OBJECTIVE:
Filter the listing and keep only the lines with the word "matplotlib".

DATA FOR THIS EXERCISE:
--- Begin ---

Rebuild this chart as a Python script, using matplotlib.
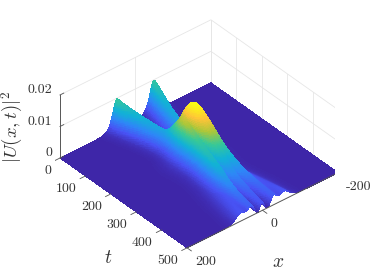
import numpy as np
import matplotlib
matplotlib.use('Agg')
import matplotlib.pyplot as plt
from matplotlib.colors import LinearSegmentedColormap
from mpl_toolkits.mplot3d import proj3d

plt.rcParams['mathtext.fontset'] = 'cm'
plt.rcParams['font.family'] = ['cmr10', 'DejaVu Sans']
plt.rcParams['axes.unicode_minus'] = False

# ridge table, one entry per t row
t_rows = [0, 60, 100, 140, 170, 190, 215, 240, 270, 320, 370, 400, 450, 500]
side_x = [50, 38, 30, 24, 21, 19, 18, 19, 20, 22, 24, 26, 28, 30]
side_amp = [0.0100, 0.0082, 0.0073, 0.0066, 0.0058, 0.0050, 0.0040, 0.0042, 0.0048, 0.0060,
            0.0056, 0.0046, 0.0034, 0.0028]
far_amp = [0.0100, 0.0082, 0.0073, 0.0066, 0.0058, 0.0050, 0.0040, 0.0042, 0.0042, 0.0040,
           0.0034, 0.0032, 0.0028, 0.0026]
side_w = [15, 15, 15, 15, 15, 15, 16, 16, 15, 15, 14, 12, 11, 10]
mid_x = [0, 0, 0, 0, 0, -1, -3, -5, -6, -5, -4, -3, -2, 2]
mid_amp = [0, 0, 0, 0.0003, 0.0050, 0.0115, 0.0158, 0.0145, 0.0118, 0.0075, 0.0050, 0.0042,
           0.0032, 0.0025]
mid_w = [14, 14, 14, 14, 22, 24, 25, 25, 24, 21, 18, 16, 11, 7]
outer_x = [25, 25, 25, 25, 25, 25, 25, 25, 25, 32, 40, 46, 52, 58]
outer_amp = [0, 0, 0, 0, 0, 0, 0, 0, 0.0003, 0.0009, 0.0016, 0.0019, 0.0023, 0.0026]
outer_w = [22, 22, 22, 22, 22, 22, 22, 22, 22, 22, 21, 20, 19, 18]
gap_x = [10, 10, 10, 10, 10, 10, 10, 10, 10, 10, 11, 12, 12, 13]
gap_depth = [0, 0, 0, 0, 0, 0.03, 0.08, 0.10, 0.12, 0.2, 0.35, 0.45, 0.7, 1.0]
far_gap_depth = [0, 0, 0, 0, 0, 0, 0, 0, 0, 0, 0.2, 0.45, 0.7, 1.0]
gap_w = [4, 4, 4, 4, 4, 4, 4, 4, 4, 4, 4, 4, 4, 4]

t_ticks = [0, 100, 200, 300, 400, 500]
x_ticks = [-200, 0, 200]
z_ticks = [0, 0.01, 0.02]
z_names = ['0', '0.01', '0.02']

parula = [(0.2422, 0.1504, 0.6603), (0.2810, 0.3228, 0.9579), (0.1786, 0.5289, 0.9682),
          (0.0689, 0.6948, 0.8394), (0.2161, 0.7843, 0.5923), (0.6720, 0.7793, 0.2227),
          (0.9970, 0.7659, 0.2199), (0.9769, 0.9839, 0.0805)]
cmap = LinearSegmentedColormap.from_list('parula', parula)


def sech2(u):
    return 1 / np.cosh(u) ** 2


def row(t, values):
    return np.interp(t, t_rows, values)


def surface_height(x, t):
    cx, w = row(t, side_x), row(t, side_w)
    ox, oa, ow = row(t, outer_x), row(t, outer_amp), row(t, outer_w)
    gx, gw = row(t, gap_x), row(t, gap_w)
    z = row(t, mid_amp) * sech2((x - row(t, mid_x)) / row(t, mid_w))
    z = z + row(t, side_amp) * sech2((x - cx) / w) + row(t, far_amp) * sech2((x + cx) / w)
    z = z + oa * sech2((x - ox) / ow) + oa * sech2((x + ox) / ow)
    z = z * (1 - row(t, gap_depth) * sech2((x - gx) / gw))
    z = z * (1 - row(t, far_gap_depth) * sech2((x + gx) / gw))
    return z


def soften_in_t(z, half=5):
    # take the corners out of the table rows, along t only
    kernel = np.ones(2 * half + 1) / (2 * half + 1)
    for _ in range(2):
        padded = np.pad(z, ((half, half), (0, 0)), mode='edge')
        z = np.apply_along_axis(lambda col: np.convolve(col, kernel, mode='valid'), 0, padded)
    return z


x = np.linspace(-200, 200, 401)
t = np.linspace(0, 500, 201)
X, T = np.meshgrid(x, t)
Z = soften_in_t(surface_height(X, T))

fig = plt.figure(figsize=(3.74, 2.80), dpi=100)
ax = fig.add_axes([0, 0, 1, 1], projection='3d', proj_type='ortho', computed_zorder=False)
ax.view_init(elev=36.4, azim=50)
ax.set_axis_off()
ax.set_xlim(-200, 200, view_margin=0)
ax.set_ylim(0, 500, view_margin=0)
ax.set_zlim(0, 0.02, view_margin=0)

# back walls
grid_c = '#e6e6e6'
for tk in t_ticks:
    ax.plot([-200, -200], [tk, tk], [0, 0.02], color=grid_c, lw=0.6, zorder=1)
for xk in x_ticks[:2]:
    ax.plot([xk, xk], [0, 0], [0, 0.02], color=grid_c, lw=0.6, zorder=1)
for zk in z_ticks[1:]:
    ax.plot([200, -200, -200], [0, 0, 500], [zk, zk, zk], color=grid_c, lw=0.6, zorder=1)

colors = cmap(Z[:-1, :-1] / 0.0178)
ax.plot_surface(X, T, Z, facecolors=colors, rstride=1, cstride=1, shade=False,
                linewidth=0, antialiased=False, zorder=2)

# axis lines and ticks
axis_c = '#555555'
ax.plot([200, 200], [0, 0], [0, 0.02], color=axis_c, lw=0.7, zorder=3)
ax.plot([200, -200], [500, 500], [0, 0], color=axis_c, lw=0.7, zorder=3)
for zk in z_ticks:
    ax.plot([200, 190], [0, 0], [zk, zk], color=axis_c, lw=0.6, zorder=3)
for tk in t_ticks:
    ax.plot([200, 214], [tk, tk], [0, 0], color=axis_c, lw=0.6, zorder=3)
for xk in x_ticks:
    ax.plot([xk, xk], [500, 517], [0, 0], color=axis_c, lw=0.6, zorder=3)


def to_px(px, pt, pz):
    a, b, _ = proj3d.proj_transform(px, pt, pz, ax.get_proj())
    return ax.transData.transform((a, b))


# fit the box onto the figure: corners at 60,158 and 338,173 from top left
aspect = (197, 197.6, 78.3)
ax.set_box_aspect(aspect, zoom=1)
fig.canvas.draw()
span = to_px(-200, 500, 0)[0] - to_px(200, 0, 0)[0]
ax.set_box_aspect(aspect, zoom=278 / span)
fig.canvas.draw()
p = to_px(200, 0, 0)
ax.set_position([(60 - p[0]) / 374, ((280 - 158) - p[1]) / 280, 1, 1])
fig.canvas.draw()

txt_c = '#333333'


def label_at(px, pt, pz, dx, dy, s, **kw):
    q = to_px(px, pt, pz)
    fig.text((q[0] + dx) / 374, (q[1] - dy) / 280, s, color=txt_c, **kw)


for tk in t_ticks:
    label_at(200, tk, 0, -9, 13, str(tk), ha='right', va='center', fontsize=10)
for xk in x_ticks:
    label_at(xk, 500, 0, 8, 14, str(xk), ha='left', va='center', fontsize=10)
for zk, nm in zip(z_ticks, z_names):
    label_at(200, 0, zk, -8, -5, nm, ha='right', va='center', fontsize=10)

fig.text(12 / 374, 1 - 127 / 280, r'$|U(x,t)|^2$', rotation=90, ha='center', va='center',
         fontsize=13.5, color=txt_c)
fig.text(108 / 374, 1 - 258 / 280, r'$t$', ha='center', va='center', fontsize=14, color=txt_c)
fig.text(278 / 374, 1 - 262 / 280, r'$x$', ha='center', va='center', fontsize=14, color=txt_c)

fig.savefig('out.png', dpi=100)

--- End ---
--- Begin ---

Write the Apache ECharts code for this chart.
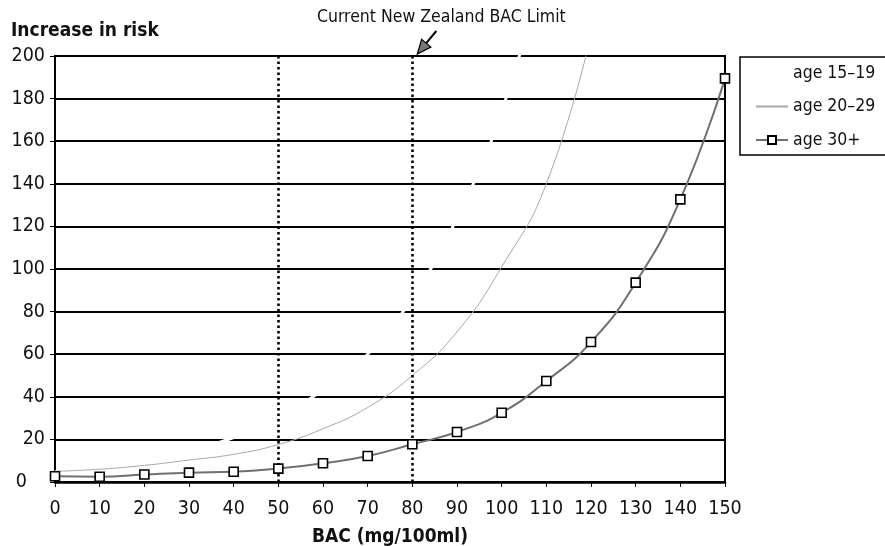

--- End ---

SOLUTION FOR THIS EXERCISE:
Rebuild this chart as a Python script, using matplotlib.
import matplotlib
matplotlib.use('Agg')
import matplotlib.pyplot as plt
from matplotlib.colors import LinearSegmentedColormap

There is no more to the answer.